══ DATA SECTION ══

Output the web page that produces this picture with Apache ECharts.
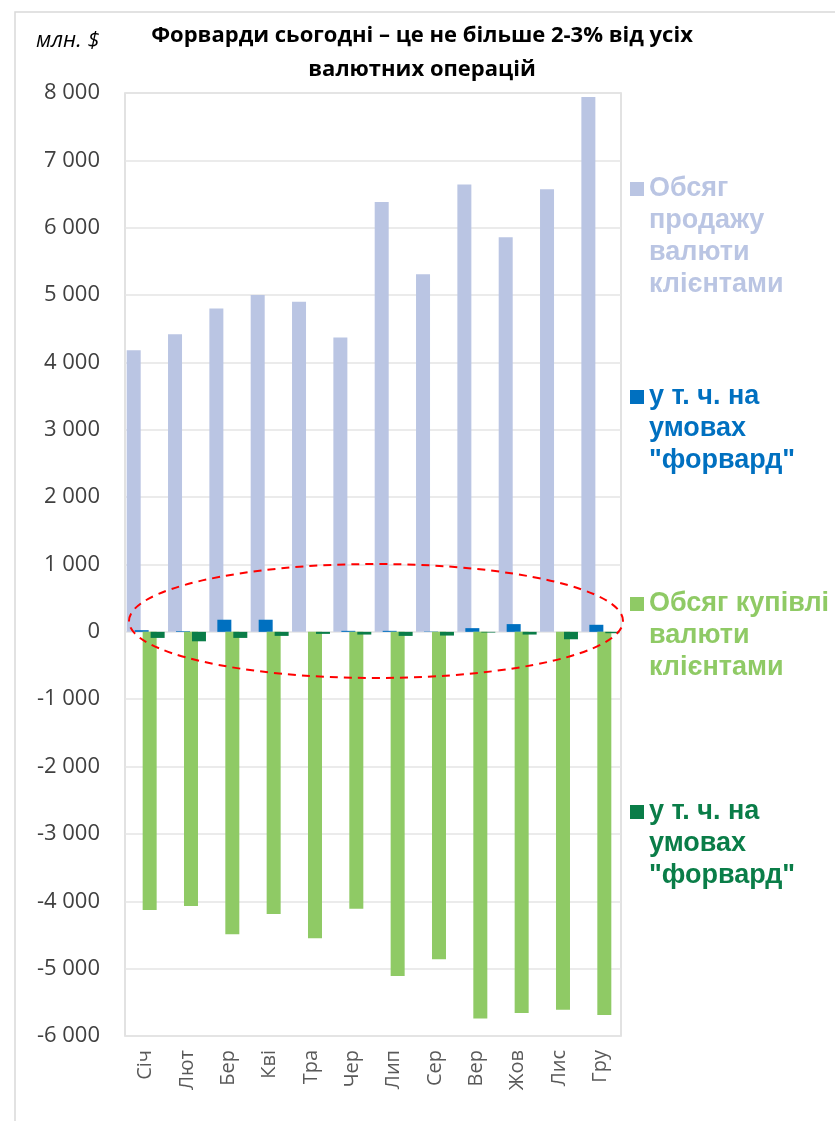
<!DOCTYPE html>
<html>
<head>
<meta charset="utf-8">
<script src="https://cdn.jsdelivr.net/npm/echarts@6/dist/echarts.min.js"></script>
<style>
    html, body { margin: 0; padding: 0; background: #fff; }
    #chart { width: 835px; height: 1121px; }
</style>
</head>
<body>
<div id="chart"></div>
<script>
    // місяці
    var months = ['Січ', 'Лют', 'Бер', 'Кві', 'Тра', 'Чер', 'Лип', 'Сер', 'Вер', 'Жов', 'Лис', 'Гру'];
    // обсяг продажу валюти клієнтами, млн. $
    var salesTotal = [4180, 4420, 4800, 5000, 4900, 4370, 6380, 5310, 6640, 5860, 6570, 7940];
    // у т.ч. форварди (продаж)
    var salesForward = [25, 10, 180, 180, 0, 15, 15, 5, 55, 115, 0, 105];
    // обсяг купівлі валюти клієнтами
    var buyTotal = [-4130, -4070, -4490, -4190, -4550, -4110, -5110, -4860, -5740, -5660, -5610, -5690];
    // у т.ч. форварди (купівля)
    var buyForward = [-90, -140, -90, -60, -30, -40, -60, -55, -10, -40, -110, -20];

    var seriesKeys = ['sales', 'salesFwd', 'buy', 'buyFwd'];
    var legendLabels = [
        'Обсяг\nпродажу\nвалюти\nклієнтами',
        'у т. ч. на\nумовах\n"форвард"',
        'Обсяг купівлі\nвалюти\nклієнтами',
        'у т. ч. на\nумовах\n"форвард"'
    ];
    var colors = ['#BAC5E3', '#0070C0', '#8FCA65', '#0A7D48'];
    var legendIconY = [189, 397, 604, 812];

    function $each(arr, fn) {
        for (var i = 0; i < arr.length; i++) fn(i, arr[i]);
    }

    function fmt(v) {
        var s = String(Math.abs(v));
        s = s.replace(/\B(?=(\d{3})+(?!\d))/g, ' ');
        return (v < 0 ? '-' : '') + s;
    }

    var lineH = 32;
    var legends = [];
    $each(seriesKeys, function (i, key) {
        var lines = legendLabels[i].split('\n').length;
        // порожні рядки зверху, щоб квадратик стояв навпроти першого рядка
        var pad = '';
        for (var k = 0; k < lines - 1; k++) pad += '\n';
        var blockH = (2 * lines - 1) * lineH;
        var ts = {
            color: colors[i],
            fontFamily: 'Liberation Sans',
            fontWeight: 'bold',
            fontSize: 27,
            lineHeight: lineH
        };
        legends.push({
            left: 630,
            top: legendIconY[i] - blockH / 2,
            padding: 0,
            orient: 'vertical',
            itemWidth: 14,
            itemHeight: 14,
            icon: 'rect',
            selectedMode: false,
            data: [{ name: key, textStyle: ts }],
            formatter: function () { return pad + legendLabels[i]; },
            textStyle: ts
        });
    });

    var seriesData = [salesTotal, salesForward, buyTotal, buyForward];
    var series = [];
    $each(seriesKeys, function (i, key) {
        series.push({
            name: key,
            type: 'bar',
            data: seriesData[i],
            barWidth: 14,
            barGap: '-43%',
            itemStyle: { color: colors[i] },
            silent: true
        });
    });

    var myChart = echarts.init(document.getElementById('chart'));
    var option = {
        animation: false,
        backgroundColor: '#fff',
        title: {
            text: 'Форварди сьогодні – це не більше 2-3% від усіх\nвалютних операцій',
            left: 417,
            textAlign: 'center',
            top: 14,
            textStyle: {
                fontFamily: 'Open Sans',
                fontWeight: 'bold',
                fontSize: 22,
                lineHeight: 34,
                color: '#000'
            }
        },
        legend: legends,
        grid: {
            left: 125,
            right: 214,
            top: 93,
            bottom: 85,
            show: true,
            borderColor: '#D9D9D9',
            borderWidth: 1.5
        },
        xAxis: {
            type: 'category',
            data: months,
            axisLine: { show: false, onZero: false },
            axisTick: { show: false },
            axisLabel: {
                rotate: 90,
                margin: 14,
                fontFamily: 'Open Sans',
                fontSize: 20,
                color: '#595959'
            }
        },
        yAxis: {
            type: 'value',
            min: -6000,
            max: 8000,
            interval: 1000,
            axisLine: { show: false },
            axisTick: { show: false },
            splitLine: { lineStyle: { color: '#E4E4E4', width: 1.5 } },
            axisLabel: {
                margin: 25,
                fontFamily: 'Open Sans',
                fontSize: 22,
                color: '#404040',
                formatter: fmt
            }
        },
        graphic: [
            {
                type: 'rect',
                silent: true,
                shape: { x: 15, y: 12, width: 900, height: 1200 },
                style: { fill: 'none', stroke: '#D9D9D9', lineWidth: 1.5 }
            },
            {
                type: 'text',
                left: 36,
                top: 30,
                style: {
                    text: 'млн. $',
                    fontFamily: 'Open Sans',
                    fontStyle: 'italic',
                    fontSize: 22,
                    fill: '#000'
                }
            },
            {
                // червоний пунктирний еліпс довкола нуля
                type: 'ellipse',
                silent: true,
                z: 100,
                shape: { cx: 376, cy: 621, rx: 247, ry: 57 },
                style: { fill: 'none', stroke: '#FF0000', lineWidth: 2, lineDash: [8, 6] }
            }
        ],
        series: series
    };
    myChart.setOption(option);
</script>
</body>
</html>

═══

Copy all the data exactly as written, but skip any picture.

Output the web page that produces this picture with Apache ECharts.
<!DOCTYPE html>
<html>
<head>
<meta charset="utf-8">
<script src="https://cdn.jsdelivr.net/npm/echarts@6/dist/echarts.min.js"></script>
<style>
    html, body { margin: 0; padding: 0; background: #fff; }
    #chart { width: 835px; height: 1121px; }
</style>
</head>
<body>
<div id="chart"></div>
<script>
    // місяці
    var months = ['Січ', 'Лют', 'Бер', 'Кві', 'Тра', 'Чер', 'Лип', 'Сер', 'Вер', 'Жов', 'Лис', 'Гру'];
    // обсяг продажу валюти клієнтами, млн. $
    var salesTotal = [4180, 4420, 4800, 5000, 4900, 4370, 6380, 5310, 6640, 5860, 6570, 7940];
    // у т.ч. форварди (продаж)
    var salesForward = [25, 10, 180, 180, 0, 15, 15, 5, 55, 115, 0, 105];
    // обсяг купівлі валюти клієнтами
    var buyTotal = [-4130, -4070, -4490, -4190, -4550, -4110, -5110, -4860, -5740, -5660, -5610, -5690];
    // у т.ч. форварди (купівля)
    var buyForward = [-90, -140, -90, -60, -30, -40, -60, -55, -10, -40, -110, -20];

    var seriesKeys = ['sales', 'salesFwd', 'buy', 'buyFwd'];
    var legendLabels = [
        'Обсяг\nпродажу\nвалюти\nклієнтами',
        'у т. ч. на\nумовах\n"форвард"',
        'Обсяг купівлі\nвалюти\nклієнтами',
        'у т. ч. на\nумовах\n"форвард"'
    ];
    var colors = ['#BAC5E3', '#0070C0', '#8FCA65', '#0A7D48'];
    var legendIconY = [189, 397, 604, 812];

    function $each(arr, fn) {
        for (var i = 0; i < arr.length; i++) fn(i, arr[i]);
    }

    function fmt(v) {
        var s = String(Math.abs(v));
        s = s.replace(/\B(?=(\d{3})+(?!\d))/g, ' ');
        return (v < 0 ? '-' : '') + s;
    }

    var lineH = 32;
    var legends = [];
    $each(seriesKeys, function (i, key) {
        var lines = legendLabels[i].split('\n').length;
        // порожні рядки зверху, щоб квадратик стояв навпроти першого рядка
        var pad = '';
        for (var k = 0; k < lines - 1; k++) pad += '\n';
        var blockH = (2 * lines - 1) * lineH;
        var ts = {
            color: colors[i],
            fontFamily: 'Liberation Sans',
            fontWeight: 'bold',
            fontSize: 27,
            lineHeight: lineH
        };
        legends.push({
            left: 630,
            top: legendIconY[i] - blockH / 2,
            padding: 0,
            orient: 'vertical',
            itemWidth: 14,
            itemHeight: 14,
            icon: 'rect',
            selectedMode: false,
            data: [{ name: key, textStyle: ts }],
            formatter: function () { return pad + legendLabels[i]; },
            textStyle: ts
        });
    });

    var seriesData = [salesTotal, salesForward, buyTotal, buyForward];
    var series = [];
    $each(seriesKeys, function (i, key) {
        series.push({
            name: key,
            type: 'bar',
            data: seriesData[i],
            barWidth: 14,
            barGap: '-43%',
            itemStyle: { color: colors[i] },
            silent: true
        });
    });

    var myChart = echarts.init(document.getElementById('chart'));
    var option = {
        animation: false,
        backgroundColor: '#fff',
        title: {
            text: 'Форварди сьогодні – це не більше 2-3% від усіх\nвалютних операцій',
            left: 417,
            textAlign: 'center',
            top: 14,
            textStyle: {
                fontFamily: 'Open Sans',
                fontWeight: 'bold',
                fontSize: 22,
                lineHeight: 34,
                color: '#000'
            }
        },
        legend: legends,
        grid: {
            left: 125,
            right: 214,
            top: 93,
            bottom: 85,
            show: true,
            borderColor: '#D9D9D9',
            borderWidth: 1.5
        },
        xAxis: {
            type: 'category',
            data: months,
            axisLine: { show: false, onZero: false },
            axisTick: { show: false },
            axisLabel: {
                rotate: 90,
                margin: 14,
                fontFamily: 'Open Sans',
                fontSize: 20,
                color: '#595959'
            }
        },
        yAxis: {
            type: 'value',
            min: -6000,
            max: 8000,
            interval: 1000,
            axisLine: { show: false },
            axisTick: { show: false },
            splitLine: { lineStyle: { color: '#E4E4E4', width: 1.5 } },
            axisLabel: {
                margin: 25,
                fontFamily: 'Open Sans',
                fontSize: 22,
                color: '#404040',
                formatter: fmt
            }
        },
        graphic: [
            {
                type: 'rect',
                silent: true,
                shape: { x: 15, y: 12, width: 900, height: 1200 },
                style: { fill: 'none', stroke: '#D9D9D9', lineWidth: 1.5 }
            },
            {
                type: 'text',
                left: 36,
                top: 30,
                style: {
                    text: 'млн. $',
                    fontFamily: 'Open Sans',
                    fontStyle: 'italic',
                    fontSize: 22,
                    fill: '#000'
                }
            },
            {
                // червоний пунктирний еліпс довкола нуля
                type: 'ellipse',
                silent: true,
                z: 100,
                shape: { cx: 376, cy: 621, rx: 247, ry: 57 },
                style: { fill: 'none', stroke: '#FF0000', lineWidth: 2, lineDash: [8, 6] }
            }
        ],
        series: series
    };
    myChart.setOption(option);
</script>
</body>
</html>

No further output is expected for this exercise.